Case Study : Walmart’s Supply Chain Management (SCM) Practices

Supply chain management (SCM) is important for companies that deliver goods or services. Transitioning from a single company to the whole supply chain implies the need for reorganization and reengineering, strategic management or organizational theories have not yet been incorporated in supply chain management. A competitive business environment has made Walmart focus on innovative processes and systems to overhaul its supply chains and make them more efficient. Increasingly, Walmart is integrating its supply chains with major customers. Wal-Mart is an innovator in SCM, which has helped it to provide low-cost merchandise to its customers and undercut its competitors.

Stalk et al. (1992) reported:
In 1979 Kmart was one of the leading companies in the retail industry… At that time, Wal-Mart was a small niche retailer in the South with only 229 stores and average revenues about half those of Kmart stores… Today Wal-Mart is the largest and highest profit retailer in the world. How did Wal-Mart do it? The starting point was a relentless focus on satisfying customer needs; Wal-Mart’s goal was simply to provide customers with access to goods when and where they want them and to develop cost structures that enable competitive pricing. The key to achieving this goal was to make the way the company replenishes inventory the centerpiece of its strategy. This was done by using a logistics technique known as cross-docking. In this strategy, goods are continuously delivered to Wal-Mart’s warehouses from where they are dispatched to stores without ever sitting in inventory. This strategy reduced Wal-Mart’s cost of sales significantly and made it possible to offer everyday low prices to their customers.

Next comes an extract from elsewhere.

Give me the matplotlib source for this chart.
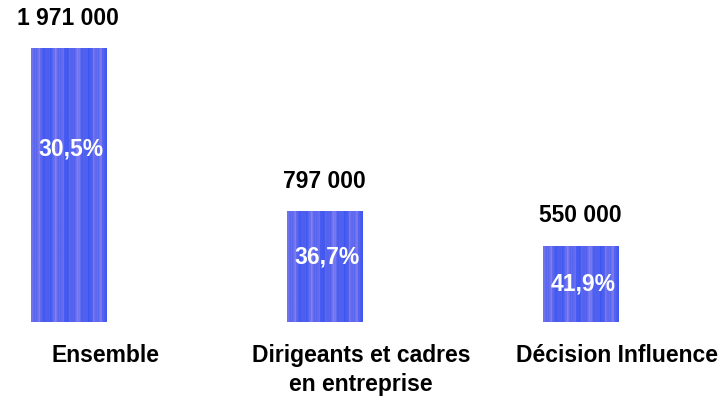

The key to Wal-Mart’s supply chain

Wal-Mart is committed to improving operations, lowering costs and improving customer service. But the key to retailer Wal-Mart’s success is its ability to drive costs out of its supply chain and manage it efficiently. Many supply chain experts refer to Wal-Mart as a supply chain-driven company that also has retail stores. Wal-Mart’s company philosophy (‘The Wal-Mart Way‘) is to be at the leading edge of logistics, distribution, transportation, and technology. The Wal-Mart business model would fail instantly without its advanced technology (Wal-Mart has the largest IT systems of any private company in the world) and supply chain (Wal-Mart has made significant investments in supply chain management).

Wal-Mart’s business model and competition

Wal-Mart’s business model is based on a low price strategy and low transportation costs allow it to sell its products at the lowest possible prices. In return for its strategy (Everyday Low Price Strategy), Wal-Mart’s suppliers – both large and small – either break even or make profit supplying at Wal-Mart’s stores. But the real winners are Wal-Mart’s customers (approximately 175 million every week) who save thousands of dollars buying at low prices. Since Wal-Mart stores began selling groceries almost three dozen regional grocery suppliers have struggled to match or simply run out of business. Last year, Wal-Mart’s annual sales were $350 billion and it had more than 7,000 stores, 120 distribution centres and operations spanning 15 countries. Nearly two million employees at Wal-Mart focus on cost, customers and continuous improvement on a daily basis. Other major retailers like Target and Home Depot have emulated Wal-Mart’s logistics strategies and actics.

Wal-Mart’s one-store-at-a-time, RFID and just-in-time (JIT) distribution approach

Every Wal-Mart store operates like a small company. Store managers are trained to manage one store at a time, one department at a time, and one customer at a time. Decisions are made by store teams to make the individual stores operate at its best with superior in-store execution. With established vendor partnerships with top manufacturers, Wal-Mart has implemented advanced logistics solutions like RFID (radio frequency identification). RFID solutions help maintain lower costs, identify out-of-stocks and increase sales. Distribution centres instead of warehouses, automated replenishment and cross-docking technology also reduce inventory carrying costs.